Penn State has collaborated with the College of Menominee Nation for several years under the Network for Sustainable Climate Risk Management (SCRiM) project, directed by Keller.

"They have this ethos that this resource basically has to sustain them in perpetuity," said Robert Nicholas, who recently visited the nation through SCRiM. "The forest is built into the tribe's stories about themselves, their history."

The new funding will allow Penn State's partnership with the Menominee to continue, and will help researchers better understand how tribal values and customs inform the types of decisions the nation will face due to a changing climate.

"College of Menominee Nation is one of 37 Tribal Colleges and Universities that serve tribal nations in the U.S," Caldwell said. The ability to evaluate applicable and effective tools and resources for tribal decision-making is a role that TCUs must continue to develop on behalf of their communities and other tribal communities. This project will develop more options for tribal decision-makers to consider as they plan a future for our people, community and forest. It will also provide opportunities that will provide opportunities for our students to develop into our future scientists, managers, and leaders."

Working with project partners Robert Scheller and Melissa Lucash at Portland State University, the team will simulate the impacts of management strategies under different future climate conditions, and see how biodiversity and economic factors will be impacted.

"We analyze how well different management strategies achieve a wide range of objectives in the face of climate and other uncertainties," Keller said. "This is a hard and important problem."

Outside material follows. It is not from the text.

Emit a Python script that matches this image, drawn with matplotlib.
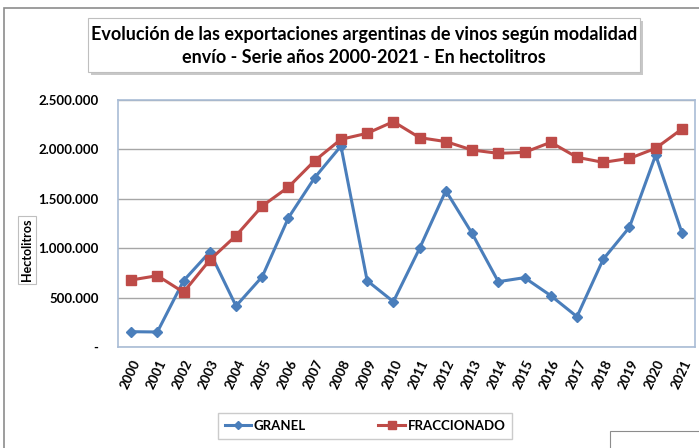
import matplotlib
matplotlib.use("Agg")
import matplotlib.pyplot as plt
from matplotlib.patches import Rectangle
from matplotlib.ticker import FuncFormatter

# 데이터
years = [str(y) for y in range(2000, 2022)]
granel = [155000, 152000, 671000, 962000, 415000, 712000, 1309000, 1714000, 2034000, 671000,
          459000, 999000, 1582000, 1150000, 661000, 702000, 520000, 307000, 888000, 1212000,
          1943000, 1157000]
fraccionado = [678000, 722000, 554000, 881000, 1127000, 1427000, 1619000, 1886000, 2102000, 2163000,
               2281000, 2119000, 2079000, 1994000, 1960000, 1970000, 2072000, 1920000, 1869000, 1909000,
               2011000, 2206000]

title = ("Evolución de las exportaciones argentinas de vinos según modalidad\n"
         "envío - Serie años 2000-2021 - En hectolitros")

plt.rcParams['font.family'] = ['Lato', 'DejaVu Sans']

W, H = 699, 448
fig = plt.figure(figsize=(W / 100, H / 100), dpi=100)

def fx(px):
    return px / W

def fy(py):
    return 1 - py / H

# 외곽 테두리
fig.patches.append(Rectangle((fx(4), fy(H + 5)), fx(W + 10), fy(8) - fy(H + 5),
                             transform=fig.transFigure, fill=False, edgecolor='#8c8c8c', lw=1.2))

# 제목 박스 (그림자 포함)
fig.patches.append(Rectangle((fx(91), fy(75)), fx(552), fy(18) - fy(72),
                             transform=fig.transFigure, facecolor='#c8c8c8', edgecolor='none'))
fig.patches.append(Rectangle((fx(88), fy(72)), fx(552), fy(18) - fy(72),
                             transform=fig.transFigure, facecolor='white', edgecolor='#bfbfbf', lw=0.8))
fig.text(fx(364), fy(46), title, ha='center', va='center', fontsize=13, fontweight='bold',
         linespacing=1.45)

ax = fig.add_axes([fx(118), fy(347), fx(695 - 118), fy(100) - fy(347)])
x = list(range(len(years)))
ax.plot(x, granel, color='#4a7ebb', marker='D', markersize=5.5, lw=2.2, label='GRANEL')
ax.plot(x, fraccionado, color='#be4b48', marker='s', markersize=7, lw=2.2, label='FRACCIONADO')

ax.set_xlim(-0.5, len(years) - 0.5)
ax.set_ylim(0, 2500000)
ax.set_yticks(range(0, 2500001, 500000))
ax.yaxis.set_major_formatter(FuncFormatter(
    lambda v, p: '-' if v == 0 else f"{int(v):,}".replace(',', '.')))
ax.set_xticks(x)
ax.set_xticklabels(years, rotation=65, ha='right', rotation_mode='anchor')
ax.tick_params(axis='both', length=0, labelsize=9.5)
ax.tick_params(axis='y', pad=14)
ax.tick_params(axis='x', pad=8)
for lab in ax.get_xticklabels() + ax.get_yticklabels():
    lab.set_fontweight('bold')

ax.grid(axis='y', color='#a6a6a6', lw=1)
ax.set_axisbelow(True)
for s in ax.spines.values():
    s.set_color('#a9bcd6')
    s.set_linewidth(1.2)

# Y축 라벨 (박스)
fig.text(fx(27), fy(250), 'Hectolitros', rotation=90, ha='center', va='center', fontsize=9,
         fontweight='bold',
         bbox=dict(boxstyle='square,pad=0.25', facecolor='white', edgecolor='#bfbfbf', lw=0.8))

# 범례
leg = fig.legend(loc='center', bbox_to_anchor=(fx(365), fy(426)), ncol=2, fontsize=9.5,
                 frameon=True, fancybox=False, edgecolor='#bfbfbf', handlelength=2.0,
                 handletextpad=0.2, columnspacing=5.5, borderpad=0.5, borderaxespad=0,
                 markerscale=0.8)
leg.get_frame().set_boxstyle('square', pad=0)
for t in leg.get_texts():
    t.set_fontweight('bold')

# 우측 하단 잘린 박스
fig.patches.append(Rectangle((fx(610), fy(H + 5)), fx(100), fy(431) - fy(H + 5),
                             transform=fig.transFigure, fill=False, edgecolor='#8c8c8c', lw=0.8))

fig.savefig('out.png', dpi=100)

The team will partner with the Menominee to better understand how their tribal values inform the types of decision choices that concern them. This will ensure that the project's research is focused on the knowledge the Menominee need to make the decisions that matter to them.

The project also has a virtual reality component led by Klippel. State-of-the-art 3-D and 4-D virtual reality images will allow stakeholders to visualize forests of the future.

"Environmental decision-making is going through a paradigm shift, from communicating with maps and graphs to VR and 3D modeling," Klippel said. "This allows us to ground our scenarios in experiential landscapes, enabling stakeholders, scientists, and interested participants to witness potential effects of climate change first."

Using the technology, the team can study issues like how dramatically a landscape must change for participants to notice, and how being immersed in a climate-change scenario impacts values.

"Maybe the forest looks similar, except the species are different," Smithwick said. "Now imagine that perhaps that missing species was one from which you used to harvest berries when you were growing up. For you, that would be a big loss. We are hoping that being in the virtual environment helps people perceive the loss in a different, more visceral way."

The project is one of 11 selected for CNH funding this year. The grants, which totaled $16.7 million, support research into complex interactions between humans and natural systems, according to the NSF.